ESSENTIAL ARCHITECT
A million miles away from feted "emphatic builder" architects, Shigeru Ban is very discreet for a winner of the Pritzker prize (fondly called the "Nobel Prize for Architure" - he won the 2014 editon).
Now a master in the design of innovative structures, he proposes projects in 100% recyclable organic materials.
Wood, paper, cardboard… a useful disruption in cities that are still too often ruled by an empire of steel and concrete.
Born in Tokyo in 1957, Shigeru Ban has always designed projects with the sensitive eye with which he observes his nearby world, that of the overpopulated Asian megacities. Inspired by traditional Japanese houses, with their modular paper partitions, he injects movement into spaces. He creates mobile, demountable, often ephemeral structures, open to the outdoors, highlighting a poetic notion of fluidity.
He designed the Japan Pavilion at Expo 2000 in Hanover, composed of recycled-paper tubes crowned by a ceiling of wooden arches. He has built numerous "emergency shelters" in Asia and Africa, from organic materials, either found on-site or recycled, to bring aid to victims of climate disasters or political refugees. In France, he designed the famous roof of the Centre Pompidou-Metz and partnered architect Jean de Gastines in the restoration of the Île Seguin, with its glowing new flagship "La Seine Musicale", a model of eco-friendly construction in the western suburbs of Paris.
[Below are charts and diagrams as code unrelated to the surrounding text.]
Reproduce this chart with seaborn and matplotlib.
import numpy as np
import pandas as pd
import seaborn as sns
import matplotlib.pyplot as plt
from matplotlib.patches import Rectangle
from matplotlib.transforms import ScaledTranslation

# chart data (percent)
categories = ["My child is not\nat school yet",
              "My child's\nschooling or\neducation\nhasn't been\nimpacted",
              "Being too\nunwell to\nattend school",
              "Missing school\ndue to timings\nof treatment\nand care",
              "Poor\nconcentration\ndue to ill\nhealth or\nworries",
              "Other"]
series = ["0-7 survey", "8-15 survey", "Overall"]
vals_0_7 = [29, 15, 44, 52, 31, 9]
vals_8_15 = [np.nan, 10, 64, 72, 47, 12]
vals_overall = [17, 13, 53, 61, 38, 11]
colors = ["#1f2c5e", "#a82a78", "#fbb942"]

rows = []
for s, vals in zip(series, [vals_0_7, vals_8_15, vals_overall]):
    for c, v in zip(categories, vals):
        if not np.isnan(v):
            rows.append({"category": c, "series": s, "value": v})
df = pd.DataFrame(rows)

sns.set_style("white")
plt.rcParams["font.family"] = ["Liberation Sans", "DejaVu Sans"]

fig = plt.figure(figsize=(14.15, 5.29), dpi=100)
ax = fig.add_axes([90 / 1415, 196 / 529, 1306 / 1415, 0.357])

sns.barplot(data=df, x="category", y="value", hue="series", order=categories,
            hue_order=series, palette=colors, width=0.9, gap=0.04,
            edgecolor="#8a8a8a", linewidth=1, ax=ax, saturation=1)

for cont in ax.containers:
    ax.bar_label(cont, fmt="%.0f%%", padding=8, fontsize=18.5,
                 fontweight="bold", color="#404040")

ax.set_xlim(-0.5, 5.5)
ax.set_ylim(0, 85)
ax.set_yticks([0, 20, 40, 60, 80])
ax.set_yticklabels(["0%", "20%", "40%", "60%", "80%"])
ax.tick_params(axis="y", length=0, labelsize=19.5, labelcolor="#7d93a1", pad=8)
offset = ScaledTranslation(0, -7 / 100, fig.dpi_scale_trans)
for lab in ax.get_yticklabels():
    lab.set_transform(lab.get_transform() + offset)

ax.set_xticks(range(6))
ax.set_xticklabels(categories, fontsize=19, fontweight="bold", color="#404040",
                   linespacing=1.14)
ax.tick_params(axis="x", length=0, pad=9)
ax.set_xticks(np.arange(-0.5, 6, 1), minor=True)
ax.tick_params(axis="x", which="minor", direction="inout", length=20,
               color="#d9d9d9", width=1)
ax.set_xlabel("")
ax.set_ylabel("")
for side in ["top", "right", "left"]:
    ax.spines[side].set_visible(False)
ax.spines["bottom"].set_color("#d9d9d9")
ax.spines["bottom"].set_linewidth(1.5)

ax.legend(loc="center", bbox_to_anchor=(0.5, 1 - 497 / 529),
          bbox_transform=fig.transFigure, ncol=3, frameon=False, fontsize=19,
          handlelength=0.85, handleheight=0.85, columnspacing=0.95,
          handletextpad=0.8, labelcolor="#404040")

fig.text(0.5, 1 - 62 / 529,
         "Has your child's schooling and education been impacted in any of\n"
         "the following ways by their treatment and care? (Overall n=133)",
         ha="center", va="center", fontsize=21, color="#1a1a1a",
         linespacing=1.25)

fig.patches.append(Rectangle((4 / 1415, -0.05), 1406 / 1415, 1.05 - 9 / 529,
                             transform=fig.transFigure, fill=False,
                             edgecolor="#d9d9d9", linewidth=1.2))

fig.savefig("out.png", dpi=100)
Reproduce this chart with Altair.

As the planet groans and beseeches Homo economicus to reduce his environmental footprint, Shigeru Ban's buildings are endowing architecture with a virtuous, responsible and humanist logic. An "essential" architecture.
Interview with Shigeru Ban, Emergency architect
You've been called the "emergency architect". Do you agree with this nickname?
Shigeru Ban: The names people give me aren't important; it's what I do. I work on humanitarian architectural projects and I bring aid solutions in the wake of increasingly complex natural and human disasters.
How did you discover that cardboard could be used successfully in architecture? What are its main qualities?
S. B.: It all began in 1986, when I first used carton tubes for the staging of an exhibition dedicated to the designer Alvar Aalto. I didn't have a big enough budget to do the decor in wood. It was he who suggested carton tubes. I realized how solid the material was and started studying it. Today, it is indispensable when building temporary homes and bringing aid to countries hit by natural and human disasters like Haiti, Rwanda and Japan. The tubes are cheap, recyclable, easy to assemble and available across the globe. It's hard to find fault with them.
Don't they risk collapsing or being blown away in a storm?
S. B.: No. Tube structures are rigorously designed to guarantee stability and safety with the appropriate maintenance. They undergo special treatments to make them fireproof and waterproof.
Temporary but lasting. Is that compatible?
S. B.: Of course. Even a permanent building will fall into ruin if it's not loved. On the contrary, a temporary construction can become long-lasting if the occupants and population at large are proud of it. This happens with some of my designs, like the paper school in Chengdu, China, which has withstood a number of earthquakes over the past decade; and the Catholic church constructed in 1995 in Kobe, Japan; then bequeathed to Taiwan where it still stands today.